DIRECTION
Print the first line of the material below and each line after it, exactly as written, ending with the line that contains "bp_osm_sds_sd = [0.57, 1.03, 0.61, 0.44, 0.32, 0.40, 0.48]".

[Source data]
────────────────────────────────────────
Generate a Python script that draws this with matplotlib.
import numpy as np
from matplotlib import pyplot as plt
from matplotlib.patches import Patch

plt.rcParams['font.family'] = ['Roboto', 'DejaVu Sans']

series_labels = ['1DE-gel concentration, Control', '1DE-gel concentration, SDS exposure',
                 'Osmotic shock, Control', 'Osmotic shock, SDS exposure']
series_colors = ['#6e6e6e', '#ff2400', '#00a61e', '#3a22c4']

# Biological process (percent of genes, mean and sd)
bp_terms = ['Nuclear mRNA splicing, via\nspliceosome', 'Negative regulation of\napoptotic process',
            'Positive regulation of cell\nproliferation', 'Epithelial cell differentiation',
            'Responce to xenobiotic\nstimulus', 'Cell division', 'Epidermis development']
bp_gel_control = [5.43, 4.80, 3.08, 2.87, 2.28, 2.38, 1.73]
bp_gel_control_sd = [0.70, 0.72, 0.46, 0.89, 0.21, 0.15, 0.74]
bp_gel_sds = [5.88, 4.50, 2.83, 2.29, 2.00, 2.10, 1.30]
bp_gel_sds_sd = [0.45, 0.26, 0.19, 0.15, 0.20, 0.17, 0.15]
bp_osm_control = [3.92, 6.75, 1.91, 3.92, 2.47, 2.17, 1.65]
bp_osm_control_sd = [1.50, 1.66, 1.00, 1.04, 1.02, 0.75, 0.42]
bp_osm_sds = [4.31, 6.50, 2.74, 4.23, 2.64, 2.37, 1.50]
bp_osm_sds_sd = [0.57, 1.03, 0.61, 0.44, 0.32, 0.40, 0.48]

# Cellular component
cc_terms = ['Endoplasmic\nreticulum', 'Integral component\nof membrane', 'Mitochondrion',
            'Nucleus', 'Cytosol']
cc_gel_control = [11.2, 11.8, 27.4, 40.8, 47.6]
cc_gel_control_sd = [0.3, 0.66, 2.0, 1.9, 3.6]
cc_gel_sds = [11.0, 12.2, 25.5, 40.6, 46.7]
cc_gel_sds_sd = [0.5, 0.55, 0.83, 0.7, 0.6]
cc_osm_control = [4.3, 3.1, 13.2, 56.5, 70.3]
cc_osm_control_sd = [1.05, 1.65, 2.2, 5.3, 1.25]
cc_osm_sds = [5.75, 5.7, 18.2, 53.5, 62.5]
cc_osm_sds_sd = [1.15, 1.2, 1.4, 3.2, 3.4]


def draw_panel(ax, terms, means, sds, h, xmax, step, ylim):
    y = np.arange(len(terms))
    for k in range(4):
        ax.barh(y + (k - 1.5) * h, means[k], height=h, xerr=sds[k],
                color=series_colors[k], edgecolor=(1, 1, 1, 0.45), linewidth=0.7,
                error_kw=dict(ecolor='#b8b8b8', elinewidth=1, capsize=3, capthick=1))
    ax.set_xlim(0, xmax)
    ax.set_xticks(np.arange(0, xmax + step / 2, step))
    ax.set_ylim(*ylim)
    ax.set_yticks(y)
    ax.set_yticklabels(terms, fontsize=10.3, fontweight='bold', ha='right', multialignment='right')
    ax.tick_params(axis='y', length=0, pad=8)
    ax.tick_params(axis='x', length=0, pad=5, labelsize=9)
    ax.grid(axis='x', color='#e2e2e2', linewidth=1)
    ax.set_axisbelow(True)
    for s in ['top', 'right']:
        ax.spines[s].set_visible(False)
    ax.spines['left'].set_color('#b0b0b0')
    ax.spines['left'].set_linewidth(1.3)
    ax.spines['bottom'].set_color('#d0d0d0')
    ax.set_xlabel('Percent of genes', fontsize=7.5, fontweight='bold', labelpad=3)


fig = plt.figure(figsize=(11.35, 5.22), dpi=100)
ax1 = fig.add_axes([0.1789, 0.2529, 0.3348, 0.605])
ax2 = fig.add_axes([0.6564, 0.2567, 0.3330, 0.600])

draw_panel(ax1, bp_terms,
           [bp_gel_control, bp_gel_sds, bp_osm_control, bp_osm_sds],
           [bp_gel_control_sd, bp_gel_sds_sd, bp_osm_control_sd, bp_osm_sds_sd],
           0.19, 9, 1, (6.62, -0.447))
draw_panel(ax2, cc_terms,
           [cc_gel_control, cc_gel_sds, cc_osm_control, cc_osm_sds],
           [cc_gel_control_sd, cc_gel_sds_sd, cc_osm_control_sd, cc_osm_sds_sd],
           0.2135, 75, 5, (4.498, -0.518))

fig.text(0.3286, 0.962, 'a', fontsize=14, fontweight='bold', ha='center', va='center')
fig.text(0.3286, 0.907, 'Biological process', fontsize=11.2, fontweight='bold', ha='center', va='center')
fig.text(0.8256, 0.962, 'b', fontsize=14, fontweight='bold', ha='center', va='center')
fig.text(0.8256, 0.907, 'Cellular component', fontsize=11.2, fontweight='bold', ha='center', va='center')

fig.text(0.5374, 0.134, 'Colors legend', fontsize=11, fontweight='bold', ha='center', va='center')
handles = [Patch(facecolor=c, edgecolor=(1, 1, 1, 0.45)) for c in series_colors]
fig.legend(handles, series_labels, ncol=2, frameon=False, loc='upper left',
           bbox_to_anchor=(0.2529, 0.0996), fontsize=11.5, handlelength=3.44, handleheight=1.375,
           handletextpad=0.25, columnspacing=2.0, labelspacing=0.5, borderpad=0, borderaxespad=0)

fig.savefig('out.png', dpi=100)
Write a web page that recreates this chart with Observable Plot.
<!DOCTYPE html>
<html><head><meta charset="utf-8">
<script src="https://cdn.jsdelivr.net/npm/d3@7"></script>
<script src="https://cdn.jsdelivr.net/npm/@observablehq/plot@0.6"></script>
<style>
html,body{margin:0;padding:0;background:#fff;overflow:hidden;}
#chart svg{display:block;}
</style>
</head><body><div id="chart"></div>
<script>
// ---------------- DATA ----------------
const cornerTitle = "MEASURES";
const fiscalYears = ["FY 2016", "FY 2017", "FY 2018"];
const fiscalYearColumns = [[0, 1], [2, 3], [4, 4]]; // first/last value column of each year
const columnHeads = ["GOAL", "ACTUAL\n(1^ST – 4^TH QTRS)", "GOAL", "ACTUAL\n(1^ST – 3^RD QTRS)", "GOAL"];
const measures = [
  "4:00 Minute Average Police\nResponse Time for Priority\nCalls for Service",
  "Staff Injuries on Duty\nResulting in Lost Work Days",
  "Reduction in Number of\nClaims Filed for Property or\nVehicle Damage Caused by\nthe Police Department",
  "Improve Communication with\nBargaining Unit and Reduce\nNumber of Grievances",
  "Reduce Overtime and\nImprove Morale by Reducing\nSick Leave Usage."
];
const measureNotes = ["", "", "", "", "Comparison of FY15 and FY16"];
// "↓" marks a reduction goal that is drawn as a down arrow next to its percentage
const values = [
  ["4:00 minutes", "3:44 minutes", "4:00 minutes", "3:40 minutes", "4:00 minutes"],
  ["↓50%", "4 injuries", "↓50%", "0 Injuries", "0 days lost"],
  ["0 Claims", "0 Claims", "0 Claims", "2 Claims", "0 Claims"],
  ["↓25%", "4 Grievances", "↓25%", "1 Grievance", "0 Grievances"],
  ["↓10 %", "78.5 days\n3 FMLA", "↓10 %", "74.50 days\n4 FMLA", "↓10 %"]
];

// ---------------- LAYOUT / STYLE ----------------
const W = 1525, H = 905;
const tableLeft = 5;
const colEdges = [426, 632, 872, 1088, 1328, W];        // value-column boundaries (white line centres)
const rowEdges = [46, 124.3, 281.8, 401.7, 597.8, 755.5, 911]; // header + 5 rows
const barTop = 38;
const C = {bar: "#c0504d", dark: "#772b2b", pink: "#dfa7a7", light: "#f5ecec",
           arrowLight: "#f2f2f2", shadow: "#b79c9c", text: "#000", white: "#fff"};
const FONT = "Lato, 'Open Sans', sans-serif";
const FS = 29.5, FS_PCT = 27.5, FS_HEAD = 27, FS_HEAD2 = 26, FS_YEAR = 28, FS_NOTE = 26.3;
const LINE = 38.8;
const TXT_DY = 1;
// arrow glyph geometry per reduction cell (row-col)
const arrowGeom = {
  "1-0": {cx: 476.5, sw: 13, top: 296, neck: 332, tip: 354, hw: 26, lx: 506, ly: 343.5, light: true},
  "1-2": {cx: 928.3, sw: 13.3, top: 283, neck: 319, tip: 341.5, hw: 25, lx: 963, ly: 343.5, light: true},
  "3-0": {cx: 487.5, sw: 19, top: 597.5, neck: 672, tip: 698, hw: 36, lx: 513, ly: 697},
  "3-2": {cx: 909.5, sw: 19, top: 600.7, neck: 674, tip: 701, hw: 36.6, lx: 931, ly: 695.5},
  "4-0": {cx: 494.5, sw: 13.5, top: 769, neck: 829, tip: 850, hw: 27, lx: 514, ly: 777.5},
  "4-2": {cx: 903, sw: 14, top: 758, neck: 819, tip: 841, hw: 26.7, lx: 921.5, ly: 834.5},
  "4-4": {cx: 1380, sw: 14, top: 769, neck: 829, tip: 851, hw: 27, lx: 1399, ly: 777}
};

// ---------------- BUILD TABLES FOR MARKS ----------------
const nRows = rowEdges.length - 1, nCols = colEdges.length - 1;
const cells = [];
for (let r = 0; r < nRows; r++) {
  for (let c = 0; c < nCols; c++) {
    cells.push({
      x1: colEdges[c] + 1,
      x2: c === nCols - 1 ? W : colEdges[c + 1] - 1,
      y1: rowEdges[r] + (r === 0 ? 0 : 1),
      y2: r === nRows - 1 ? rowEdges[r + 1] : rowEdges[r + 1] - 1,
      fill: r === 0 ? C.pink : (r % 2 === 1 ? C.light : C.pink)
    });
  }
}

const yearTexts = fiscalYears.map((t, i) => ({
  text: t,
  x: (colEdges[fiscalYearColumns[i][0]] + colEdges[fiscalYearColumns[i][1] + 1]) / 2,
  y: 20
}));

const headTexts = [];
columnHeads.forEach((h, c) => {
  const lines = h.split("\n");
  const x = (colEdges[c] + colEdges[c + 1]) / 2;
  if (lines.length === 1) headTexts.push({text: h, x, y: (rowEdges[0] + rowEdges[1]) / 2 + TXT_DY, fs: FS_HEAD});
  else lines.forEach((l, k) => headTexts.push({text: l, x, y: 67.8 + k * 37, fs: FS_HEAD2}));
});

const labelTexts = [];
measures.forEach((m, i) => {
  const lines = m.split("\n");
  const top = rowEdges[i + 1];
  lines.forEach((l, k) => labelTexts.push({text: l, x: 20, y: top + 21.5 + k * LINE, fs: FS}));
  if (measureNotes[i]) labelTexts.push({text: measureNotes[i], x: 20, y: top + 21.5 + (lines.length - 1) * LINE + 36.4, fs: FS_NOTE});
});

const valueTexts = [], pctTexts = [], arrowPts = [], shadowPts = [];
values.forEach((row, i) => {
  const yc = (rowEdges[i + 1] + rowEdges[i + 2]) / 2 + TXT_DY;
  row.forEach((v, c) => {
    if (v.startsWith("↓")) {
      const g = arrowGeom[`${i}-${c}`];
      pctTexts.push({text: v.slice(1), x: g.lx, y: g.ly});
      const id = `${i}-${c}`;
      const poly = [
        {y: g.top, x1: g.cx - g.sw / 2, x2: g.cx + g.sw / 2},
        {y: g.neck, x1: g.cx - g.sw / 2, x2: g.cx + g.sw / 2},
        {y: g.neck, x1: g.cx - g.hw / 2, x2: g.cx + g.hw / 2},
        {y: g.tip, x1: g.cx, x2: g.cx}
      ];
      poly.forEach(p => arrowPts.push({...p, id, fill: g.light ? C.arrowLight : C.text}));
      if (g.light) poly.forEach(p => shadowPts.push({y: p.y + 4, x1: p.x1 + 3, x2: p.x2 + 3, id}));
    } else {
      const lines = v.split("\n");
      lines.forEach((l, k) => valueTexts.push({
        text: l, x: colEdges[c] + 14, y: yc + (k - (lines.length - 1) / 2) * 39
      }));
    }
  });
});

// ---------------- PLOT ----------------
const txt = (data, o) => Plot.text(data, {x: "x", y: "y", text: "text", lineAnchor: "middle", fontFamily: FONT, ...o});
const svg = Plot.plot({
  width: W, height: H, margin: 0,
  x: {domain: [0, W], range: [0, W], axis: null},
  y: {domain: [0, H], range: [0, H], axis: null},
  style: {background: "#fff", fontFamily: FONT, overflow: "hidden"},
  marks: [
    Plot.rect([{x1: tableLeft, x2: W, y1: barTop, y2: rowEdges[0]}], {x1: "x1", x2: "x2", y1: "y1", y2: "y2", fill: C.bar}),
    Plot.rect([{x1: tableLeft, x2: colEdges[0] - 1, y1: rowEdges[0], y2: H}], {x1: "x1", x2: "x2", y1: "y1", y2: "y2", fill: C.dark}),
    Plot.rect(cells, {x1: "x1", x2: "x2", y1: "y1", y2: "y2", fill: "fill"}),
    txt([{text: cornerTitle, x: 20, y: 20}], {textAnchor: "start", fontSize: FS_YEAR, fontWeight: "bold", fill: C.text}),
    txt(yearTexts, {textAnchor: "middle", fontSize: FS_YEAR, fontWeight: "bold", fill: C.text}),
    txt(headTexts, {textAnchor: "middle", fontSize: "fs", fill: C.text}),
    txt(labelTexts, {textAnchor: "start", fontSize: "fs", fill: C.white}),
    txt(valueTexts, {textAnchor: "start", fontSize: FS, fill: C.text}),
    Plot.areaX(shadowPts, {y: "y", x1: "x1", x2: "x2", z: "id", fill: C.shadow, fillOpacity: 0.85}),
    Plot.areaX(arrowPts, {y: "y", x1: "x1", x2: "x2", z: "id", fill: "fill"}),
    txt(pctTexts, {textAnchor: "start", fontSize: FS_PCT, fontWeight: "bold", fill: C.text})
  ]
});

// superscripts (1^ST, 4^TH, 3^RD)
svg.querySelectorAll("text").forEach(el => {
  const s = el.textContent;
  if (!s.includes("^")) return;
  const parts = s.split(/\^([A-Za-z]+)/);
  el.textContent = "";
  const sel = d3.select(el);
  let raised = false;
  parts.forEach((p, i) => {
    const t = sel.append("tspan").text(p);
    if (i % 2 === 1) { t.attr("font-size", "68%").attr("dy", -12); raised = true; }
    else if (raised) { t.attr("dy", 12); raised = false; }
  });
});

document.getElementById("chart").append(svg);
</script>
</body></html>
────────────────────────────────────────
WRITTEN SOLUTION
Generate a Python script that draws this with matplotlib.
import numpy as np
from matplotlib import pyplot as plt
from matplotlib.patches import Patch

plt.rcParams['font.family'] = ['Roboto', 'DejaVu Sans']

series_labels = ['1DE-gel concentration, Control', '1DE-gel concentration, SDS exposure',
                 'Osmotic shock, Control', 'Osmotic shock, SDS exposure']
series_colors = ['#6e6e6e', '#ff2400', '#00a61e', '#3a22c4']

# Biological process (percent of genes, mean and sd)
bp_terms = ['Nuclear mRNA splicing, via\nspliceosome', 'Negative regulation of\napoptotic process',
            'Positive regulation of cell\nproliferation', 'Epithelial cell differentiation',
            'Responce to xenobiotic\nstimulus', 'Cell division', 'Epidermis development']
bp_gel_control = [5.43, 4.80, 3.08, 2.87, 2.28, 2.38, 1.73]
bp_gel_control_sd = [0.70, 0.72, 0.46, 0.89, 0.21, 0.15, 0.74]
bp_gel_sds = [5.88, 4.50, 2.83, 2.29, 2.00, 2.10, 1.30]
bp_gel_sds_sd = [0.45, 0.26, 0.19, 0.15, 0.20, 0.17, 0.15]
bp_osm_control = [3.92, 6.75, 1.91, 3.92, 2.47, 2.17, 1.65]
bp_osm_control_sd = [1.50, 1.66, 1.00, 1.04, 1.02, 0.75, 0.42]
bp_osm_sds = [4.31, 6.50, 2.74, 4.23, 2.64, 2.37, 1.50]
bp_osm_sds_sd = [0.57, 1.03, 0.61, 0.44, 0.32, 0.40, 0.48]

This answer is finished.